Parable of the Russian Émigrés (p.122)
A well known poem in Poland. The whistle of the samovar reminds the émigrés of trains which might take them home but which in fact had brought them into exile in Poland, where they failed to integrate. Who is ‘Nicholas’, who tells this parable – a Russian who stayed? What is he trying to convince the speaker of? Perhaps not to choose to emigrate. (What is the difference between ‘émigrés’ and ‘exiles’ – the former expect to go home soon, the latter don’t?)

Pebble (p.197)
We have to love nature, but nature does not have to love us. Echoes of MacDiarmid’s (much longer) poem ‘On a Raised Beach’, which speaks more explicitly of stones containing the memory of aeons. Stones are also used in many cultures for healing.

Mr Cogito and the Movement of Thought (p.287)
Thoughts as images; thoughts walking around my head; how can they be received by others, especially my opponents?

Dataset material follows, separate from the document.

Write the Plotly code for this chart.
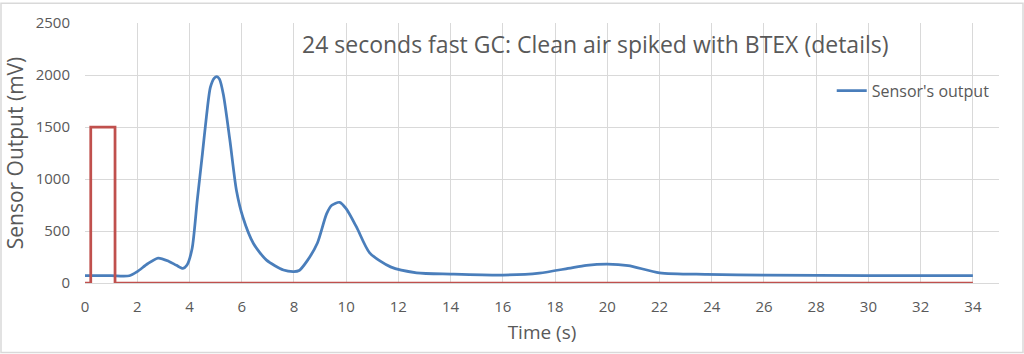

Thoughts as ‘herons’ – zoomorphic (we were reminded of Herbert’s poem ‘Caligula’, about his horse.)

Mr Cogito Observes a Deceased Friend (p.290)
Herbert as a poet of transformations.

Prayer of the Traveler Mr Cogito (p.347)
A genuine prayer, with a wide range of references, including one (which pleasingly to us is more or less local) to ‘the foggy island of Mull in the Hebrides’.

Mr Cogito – The Return (p.349)
In two parts – the decision to return and the return itself; his reasons for doing so. But the return is hostile – he leaves comforts and safety for ‘misfortune’. It’s the little things he returns for – ‘childhood waters’, and so on – and because of his dislike of the kind indifference of where he is (the West). There’s also his (undefined) ‘wound’ which can only be dealt with – the word ‘healed’ isn’t used – in his ‘fatherland’.

Navel (p.561)
Given the Conrad reference, a pun on navel / naval suggested itself, but only in English. Perhaps Conrad appears as an example of someone whose ‘umbilical cord’ has been cut, who has been uprooted. Herbert never used punctuation within his poems, and the syntax is usually clear, but we struggled to parse lines 6–8. The ‘cross of dough’ suggested something ideal becoming something everyday, material. In Siberia exiles made crosses of dough as this was the only material they had; Solzhenitsyn described Latvian prisoners in the Gulag making rosaries of dough.